I've been trying to follow this discussion, but there's a bit too much
heat and a little too little content.  Could someone please sit down
and take the time to summarize what appear to be the two positions?

Now, a small contribution.  I implemented the C-generating back-end
for Modula-3 back when Olivetti had a research center in Menlo Park.
The language specified a "TYPECODE" for each type.  These were
implemented with substantial support from the language system.  The
major differences (for purposes of this discussion) between M-3 and
C++ are:

1) C++ has multiple inheritance, Modula-3 does not.
2) Modula-3 has more "interesting" ways to do information-hiding
   (Strictly speaking, the compiler might not know where member fields
   or functions are located.  This can be resolved at (pre-)link
   time.)
3) M-3 has no constructors or destructors (yet).
4) In M-3, ALL member functions are virtual.

Things to note:

a) If all member functions are virtual, the run-time cost for typecodes
is as small as it can get.  That information can be stored in the
virtual function table at little cost.

b) The (known) lookup algorithms for single inheritance are much
simpler and cheaper than those for multiple inheritance.  "Is x a T"
can be implemented with two comparisons.  "TYPECASE" is more complex,
but take time O(log # cases).  The data structure implementing these
things can be updated in the event of dynamically-loaded code (with
new and old types in it) in a multi-threaded system, with minimal
synchronization requirements (readers must see writes in the same
order than writers make them -- NARROW sometimes takes longer in the
event that a race is lost, but it never lies).

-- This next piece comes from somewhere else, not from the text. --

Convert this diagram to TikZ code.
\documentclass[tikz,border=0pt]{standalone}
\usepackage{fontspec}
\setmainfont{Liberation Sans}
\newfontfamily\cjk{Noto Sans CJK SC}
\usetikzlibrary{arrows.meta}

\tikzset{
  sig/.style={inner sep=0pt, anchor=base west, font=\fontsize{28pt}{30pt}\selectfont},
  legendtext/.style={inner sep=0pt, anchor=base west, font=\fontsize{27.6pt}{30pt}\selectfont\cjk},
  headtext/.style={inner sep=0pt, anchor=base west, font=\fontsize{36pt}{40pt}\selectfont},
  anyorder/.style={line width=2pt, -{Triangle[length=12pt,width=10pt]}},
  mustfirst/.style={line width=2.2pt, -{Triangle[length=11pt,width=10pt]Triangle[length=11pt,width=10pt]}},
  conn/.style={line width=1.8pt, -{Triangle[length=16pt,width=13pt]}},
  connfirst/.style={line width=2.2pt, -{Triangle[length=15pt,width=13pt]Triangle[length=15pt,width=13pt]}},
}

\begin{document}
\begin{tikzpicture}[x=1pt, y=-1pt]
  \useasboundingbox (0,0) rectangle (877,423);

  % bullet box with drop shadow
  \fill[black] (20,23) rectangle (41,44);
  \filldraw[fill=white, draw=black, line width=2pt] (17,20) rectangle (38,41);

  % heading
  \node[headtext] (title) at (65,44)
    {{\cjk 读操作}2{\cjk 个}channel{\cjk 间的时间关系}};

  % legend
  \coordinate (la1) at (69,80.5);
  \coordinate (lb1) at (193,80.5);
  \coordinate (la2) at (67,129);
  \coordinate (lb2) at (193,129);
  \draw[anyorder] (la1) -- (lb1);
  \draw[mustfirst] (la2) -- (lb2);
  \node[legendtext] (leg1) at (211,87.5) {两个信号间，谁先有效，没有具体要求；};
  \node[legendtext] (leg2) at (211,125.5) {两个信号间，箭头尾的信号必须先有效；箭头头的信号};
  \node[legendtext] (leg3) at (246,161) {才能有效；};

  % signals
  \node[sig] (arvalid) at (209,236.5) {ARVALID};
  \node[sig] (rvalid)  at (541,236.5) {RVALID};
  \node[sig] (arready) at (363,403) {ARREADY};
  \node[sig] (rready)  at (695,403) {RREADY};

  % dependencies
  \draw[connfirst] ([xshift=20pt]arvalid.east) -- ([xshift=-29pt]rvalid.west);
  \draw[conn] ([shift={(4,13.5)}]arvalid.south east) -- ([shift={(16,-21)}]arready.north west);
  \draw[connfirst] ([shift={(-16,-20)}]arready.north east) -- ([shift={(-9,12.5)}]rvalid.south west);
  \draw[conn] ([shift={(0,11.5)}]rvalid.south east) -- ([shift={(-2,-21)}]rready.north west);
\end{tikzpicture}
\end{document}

c) TYPECASE is NOT equivalent to "switch".

d) TYPECODES are NOT necessarily repeated from run to run.  Thus, they
are not useful by themselves for saving and restoring pickled
data.  (What if you relink in a different order?  The data should
still be good, etc.)

We used this information to help implement a "pickling" (storing data
to disk) system.  The pre-linker also generated "fingerprints" which
were in fact large (63-bit?) numbers carefully hashed from the
structure of a type, and these served to identify types from run to
run.  (We cheated, and did not also write out the type strings, so
there was a vanishingly small probability of our algorithm being
thwarted.)

At run-time, the interface went from [type or object] to typecode to
type-fingerprint.  The typecodes might vary, but the fingerprints did
not.  To read the data back in, fingerprints were mapped to typecodes
which gave access to a (low-level) interface to virtual function
tables, object size information, user-defined (*) unmarshalling code,
etc.

(*) the default marshalling and unmarshalling code was automatically
generated by a language-processing tool.  It is also possible to
perform a slower interpreted unmarshalling based on the structure of
the type.  Again, this information is stored behind an interface which
makes use of TYPECODEs.

A second use for typecodes was in implementing a verifiable type case
("NARROW") and TYPECASE.  One can argue that TYPECASE is not
object-oriented (I understand that argument, and TYPECASE clearly
becomes less necessary if you have correctly working multiple
inheritance), but NARROW appears to be necessary fairly often in C++
code (perhaps less so when templates are added, but I don't have any
experience with that, so I can't be sure).

We didn't use typecodes for garbage collection, but that was because
(i) it would have been too inefficient and (ii) we never had the time
to do that much engineering of the garbage collector.  In principle,
however, the information to help the GC could be attached to the
virtual function table along with the typecode.

----------------------------------------------------------------

In summary, TYPECODEs were fantastically useful, even if their only
use was to provide a nice name for a type in the interface to run-time
information about types.  Please consider the value of an interface to
run-time type information that actually hides some of the
implementation details.

I also think that the language system should support these features,
but that is probably a religious argument.  Certainly, if nifty
features are confined to objects with vptrs the costs can be kept low.

David Chase
Sun